The trouble began - of course - in the 1960s. Around that time, intellectuals began to refer to "the media" when they really meant one medium in particular, television. By adding the prefix "mass" they rendered the whole enterprise somehow academically respectable, in a sexy, Marxist sort of way. The mass media, they declared, were an immensely powerful force in American life, and had the power to change the world. In many ways, they were right: CNN and satellite news services did indeed change the world. The same cannot be said of The Cosby Show.

Or Cheers. And that's just fine. We operated under a very simple, and profitable, premise: the American television audience is more or less like us, has roughly the same sense of humor as we do, is as intelligent as we are, works hard during the day, and at night turns on the television for a few laughs. For education, Americalis read a book. For spiritual uplift, they go to church. But for pure entertainment, they come to us. Grasp that, and there's a $2-million house in Maliku with your name on the mailbox. As Lionel Chetwynd, the film director, has pointed out, the irony is that the generation raised on the sanitized, family-values-laden sitcoms of the 1950s grew up to take LSD and riot in the streets; whereas the generation that grew up with the Maoist sitcoms of Norman Lear voted twice for Ronald Reagan and once for George Bush. So much for the transforming power of television sitcoms.

In fact, for sheer political incorrectness, Cheers lists an astonishing number of crimes: we treated alcohol and alcohol dependency in a cavalier, thoughtless fashion; we tried at least once per episode to depict our lead character, Sam Malone, gleefully objectifying women; through the character of Frasier Crane, we impugned the entire psychiatric profession; Rebecca was a paper tiger of a career woman who really just wanted a husband. Thinking back, I'd say it's a wonder the network broadcast the show at all. But they had no choice. It was too damn popular.

Meanwhile, though, everyone else on television was trying to get America worked up about the greenhouse effect, or some other liberal claptrap. Many of the actors on our show were active in left-wing political causes. Some, like Ted Danson, became very public spokesmen for their pet causes (in Danson's case, the environmental movement).

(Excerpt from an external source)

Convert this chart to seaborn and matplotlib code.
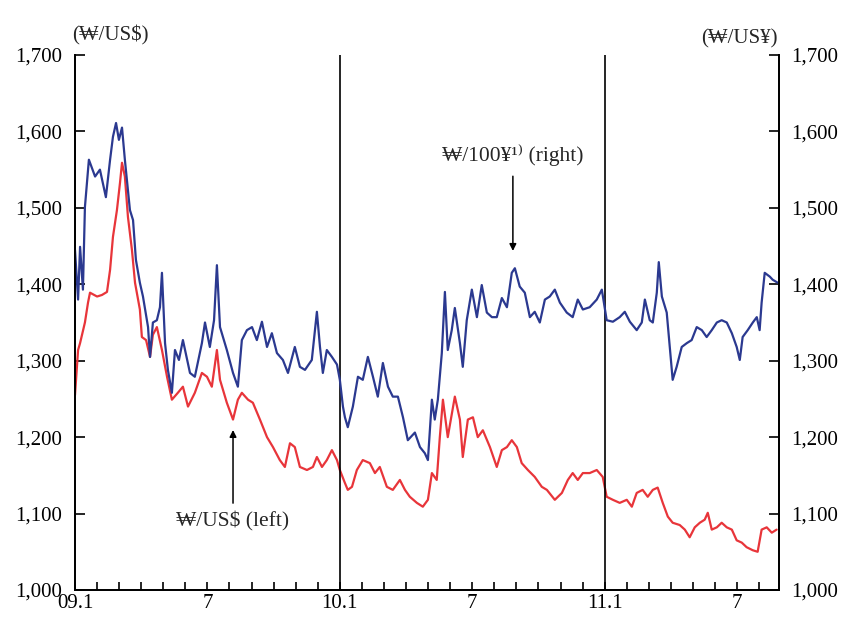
import numpy as np
import pandas as pd
import matplotlib
matplotlib.use("Agg")
import matplotlib.pyplot as plt
import seaborn as sns

# ---- data (months since Jan 2009, values) ----
yen_month = [0, 0.14, 0.23, 0.36, 0.45, 0.63, 0.91, 1.13, 1.40, 1.59, 1.72, 1.86, 1.99, 2.13, 2.26,
             2.49, 2.63, 2.76, 2.94, 3.08, 3.31, 3.40, 3.53, 3.71, 3.85, 3.94, 4.08, 4.21, 4.39, 4.53,
             4.71, 4.89, 5.21, 5.43, 5.75, 5.89, 6.11, 6.30, 6.43, 6.57, 6.88, 7.16, 7.38, 7.56, 7.79,
             8.02, 8.24, 8.47, 8.70, 8.92, 9.15, 9.42, 9.65, 9.96, 10.19, 10.42, 10.73, 10.96, 11.10,
             11.23, 11.41, 11.64, 11.87, 12.00, 12.14, 12.23, 12.36, 12.59, 12.82, 13.04, 13.27, 13.50,
             13.72, 13.95, 14.18, 14.40, 14.63, 14.86, 15.08, 15.40, 15.63, 15.85, 15.99, 16.17, 16.30,
             16.44, 16.62, 16.76, 16.89, 17.07, 17.21, 17.44, 17.57, 17.75, 17.98, 18.21, 18.43, 18.66,
             18.89, 19.11, 19.34, 19.57, 19.79, 19.93, 20.15, 20.38, 20.61, 20.83, 21.06, 21.29, 21.51,
             21.74, 21.97, 22.28, 22.55, 22.78, 23.01, 23.32, 23.64, 23.87, 24.09, 24.37, 24.68, 24.91,
             25.14, 25.45, 25.68, 25.82, 26.04, 26.18, 26.36, 26.45, 26.59, 26.81, 26.95, 27.08, 27.26,
             27.49, 27.72, 27.94, 28.17, 28.40, 28.62, 28.85, 29.08, 29.30, 29.53, 29.76, 29.98, 30.12,
             30.25, 30.48, 30.71, 30.89, 31.02, 31.11, 31.25, 31.48, 31.61, 31.84]
yen_value = [1445, 1380, 1449, 1393, 1501, 1563, 1541, 1550, 1514, 1563, 1593, 1611, 1589, 1605, 1563,
             1497, 1484, 1432, 1402, 1384, 1344, 1305, 1350, 1353, 1370, 1415, 1323, 1288, 1258, 1314,
             1301, 1327, 1284, 1279, 1323, 1350, 1318, 1353, 1425, 1344, 1314, 1284, 1266, 1327, 1340,
             1344, 1327, 1351, 1318, 1336, 1310, 1301, 1284, 1318, 1292, 1288, 1301, 1364, 1318,
             1284, 1314, 1305, 1295, 1275, 1240, 1226, 1213, 1240, 1279, 1275, 1305, 1279,
             1253, 1297, 1266, 1253, 1253, 1226, 1196, 1206, 1187, 1179, 1170, 1249, 1223,
             1249, 1310, 1390, 1314, 1340, 1369, 1323, 1292, 1353, 1393, 1357, 1399, 1363,
             1357, 1357, 1382, 1370, 1415, 1421, 1397, 1389, 1357, 1364, 1350, 1380, 1384,
             1393, 1376, 1363, 1357, 1380, 1367, 1370, 1380, 1393, 1353, 1351, 1357, 1364,
             1351, 1340, 1350, 1380, 1353, 1350, 1389, 1429, 1384, 1363, 1318, 1275, 1292,
             1318, 1323, 1327, 1344, 1340, 1331, 1340, 1350, 1353, 1350, 1336, 1318, 1301,
             1331, 1340, 1350, 1357, 1340, 1376, 1415, 1410, 1406, 1402]

usd_month = [0, 0.14, 0.23, 0.45, 0.59, 0.68, 1.00, 1.22, 1.45, 1.59, 1.72, 1.90, 2.04, 2.13, 2.26,
             2.40, 2.58, 2.72, 2.94, 3.03, 3.22, 3.40, 3.53, 3.71, 3.94, 4.17, 4.39, 4.66, 4.89, 5.12,
             5.43, 5.75, 5.98, 6.20, 6.43, 6.57, 6.88, 7.16, 7.38, 7.56, 7.84, 8.06, 8.38, 8.70, 8.97,
             9.28, 9.51, 9.74, 9.96, 10.19, 10.51, 10.78, 10.96, 11.19, 11.41, 11.64, 11.87, 12.00,
             12.23, 12.36, 12.55, 12.77, 13.04, 13.36, 13.59, 13.81, 14.13, 14.40, 14.72, 14.95, 15.17,
             15.49, 15.76, 15.99, 16.17, 16.39, 16.53, 16.67, 16.89, 17.21, 17.44, 17.57, 17.80, 18.03,
             18.25, 18.48, 18.80, 19.11, 19.34, 19.57, 19.79, 20.02, 20.24, 20.52, 20.83, 21.15, 21.38,
             21.74, 22.06, 22.33, 22.55, 22.78, 23.01, 23.32, 23.64, 23.91, 24.09, 24.37, 24.68, 25.00,
             25.23, 25.45, 25.72, 25.95, 26.18, 26.40, 26.63, 26.86, 27.08, 27.40, 27.63, 27.85, 28.08,
             28.31, 28.53, 28.67, 28.85, 29.08, 29.30, 29.53, 29.76, 29.98, 30.21, 30.43, 30.71, 30.93,
             31.11, 31.34, 31.57, 31.79]
usd_value = [1255, 1314, 1323, 1350, 1376, 1389, 1384, 1386, 1390, 1419, 1462, 1497, 1533, 1559, 1541,
             1488, 1445, 1402, 1367, 1331, 1327, 1305, 1334, 1344, 1314, 1279, 1249, 1258, 1266, 1240,
             1258, 1284, 1279, 1266, 1314, 1275, 1245, 1223, 1249, 1258, 1249, 1245, 1223, 1200, 1187,
             1170, 1161, 1192, 1187, 1161, 1157, 1161, 1174, 1161, 1170, 1183, 1170, 1157,
             1140, 1131, 1135, 1157, 1170, 1166, 1153, 1161, 1135, 1131, 1144, 1131, 1122,
             1114, 1109, 1118, 1153, 1144, 1200, 1249, 1200, 1253, 1223, 1174, 1223, 1226,
             1200, 1209, 1187, 1161, 1183, 1187, 1196, 1187, 1166, 1157, 1148, 1135, 1131,
             1118, 1127, 1144, 1153, 1144, 1153, 1153, 1157, 1148, 1122, 1118, 1114, 1118,
             1109, 1127, 1131, 1122, 1131, 1134, 1114, 1096, 1088, 1085, 1079, 1069, 1082,
             1088, 1092, 1101, 1079, 1082, 1088, 1082, 1079, 1065, 1062, 1056, 1052, 1050,
             1079, 1082, 1075, 1079]

tick_pos = [0, 6, 12, 18, 24, 30]
tick_labels = ["09.1", "7", "10.1", "7", "11.1", "7"]
y_ticks = [1000, 1100, 1200, 1300, 1400, 1500, 1600, 1700]
y_tick_labels = ["1,000", "1,100", "1,200", "1,300", "1,400", "1,500", "1,600", "1,700"]

sns.set_theme(style="white")
serif = ["Liberation Serif", "DejaVu Serif"]
plt.rcParams["font.family"] = serif

df_usd = pd.DataFrame({"month": usd_month, "value": usd_value})
df_yen = pd.DataFrame({"month": yen_month, "value": yen_value})

fig = plt.figure(figsize=(8.58, 6.25), dpi=100)
ax = fig.add_axes([0.0874, 0.056, 0.8206, 0.856])
ax2 = ax.twinx()

sns.lineplot(data=df_usd, x="month", y="value", ax=ax, color="#e8353a", linewidth=1.6)
sns.lineplot(data=df_yen, x="month", y="value", ax=ax2, color="#2b3990", linewidth=1.6)

for a in (ax, ax2):
    a.set_ylim(1000, 1700)
    a.set_xlim(0, 31.9)
    a.set_xlabel("")
    a.set_ylabel("")
    a.spines["top"].set_visible(False)
    for s in ("left", "right", "bottom"):
        a.spines[s].set_color("black")
        a.spines[s].set_linewidth(1.3)

ax.set_yticks(y_ticks)
ax.set_yticklabels(y_tick_labels)
ax2.set_yticks(y_ticks)
ax2.set_yticklabels(y_tick_labels)
ax.tick_params(axis="y", left=True, direction="in", length=7, width=1.2, labelsize=15, pad=9,
               colors="black")
ax2.tick_params(axis="y", right=True, direction="in", length=7, width=1.2, labelsize=15, pad=9,
                colors="black")

ax.set_xticks(tick_pos)
ax.set_xticklabels(tick_labels)
ax.set_xticks(np.arange(0, 32, 1), minor=True)
ax.tick_params(axis="x", which="both", bottom=True, direction="in", length=6, width=1.2,
               labelsize=15, pad=3, colors="black")

for m in (12, 24):
    ax.axvline(m, color="black", linewidth=1.2)

ax.text(-0.15, 1712, "(₩/US$)", fontsize=15, ha="left", va="bottom", family=serif, clip_on=False)
ax2.text(31.85, 1708, "(₩/US¥)", fontsize=15, ha="right", va="bottom", family=serif, clip_on=False)

ax2.annotate("", xy=(19.84, 1440), xytext=(19.84, 1545),
             arrowprops=dict(arrowstyle="-|>", color="black", lw=1.1, mutation_scale=10))
ax2.text(19.84, 1555, "₩/100¥¹⁾ (right)", fontsize=15.5, ha="center", va="bottom", family=serif)

ax.annotate("", xy=(7.16, 1213), xytext=(7.16, 1110),
            arrowprops=dict(arrowstyle="-|>", color="black", lw=1.1, mutation_scale=10))
ax.text(7.16, 1090, "₩/US$ (left)", fontsize=15.5, ha="center", va="center", family=serif)

fig.savefig("out.png", dpi=100)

Yet give them credit: not once did they impose or impress their political beliefs on the characters they portrayed, and they never asked for a script or storyline with which to spread the gospel of their favorite cause. The actors, too, knew the secret of the show: respect the audience. Using an essentially trivial format to convert the audience to a particular political view is not only condescending and arrogant, it's also impossible to do and still be funny. Exhibit A is the fate of Designing Women, arguably the most liberal show on television, and the most insufferably didactic. Check the ratings. The final episode of Designing Women will come and go without so much as a ripple on the PR radar screen.

Cheers, which ran from 1981 to 1993, owes its success to the Reagan Doctrine, which itself first appeared in 1981. This Doctrine states that the American people are not stupid. They are not philistines. They do not need to be coddled or educated or sensitized by the cultural elite. They need to be entertained. Sing, dance, tell a joke, or shut up and get off the stage.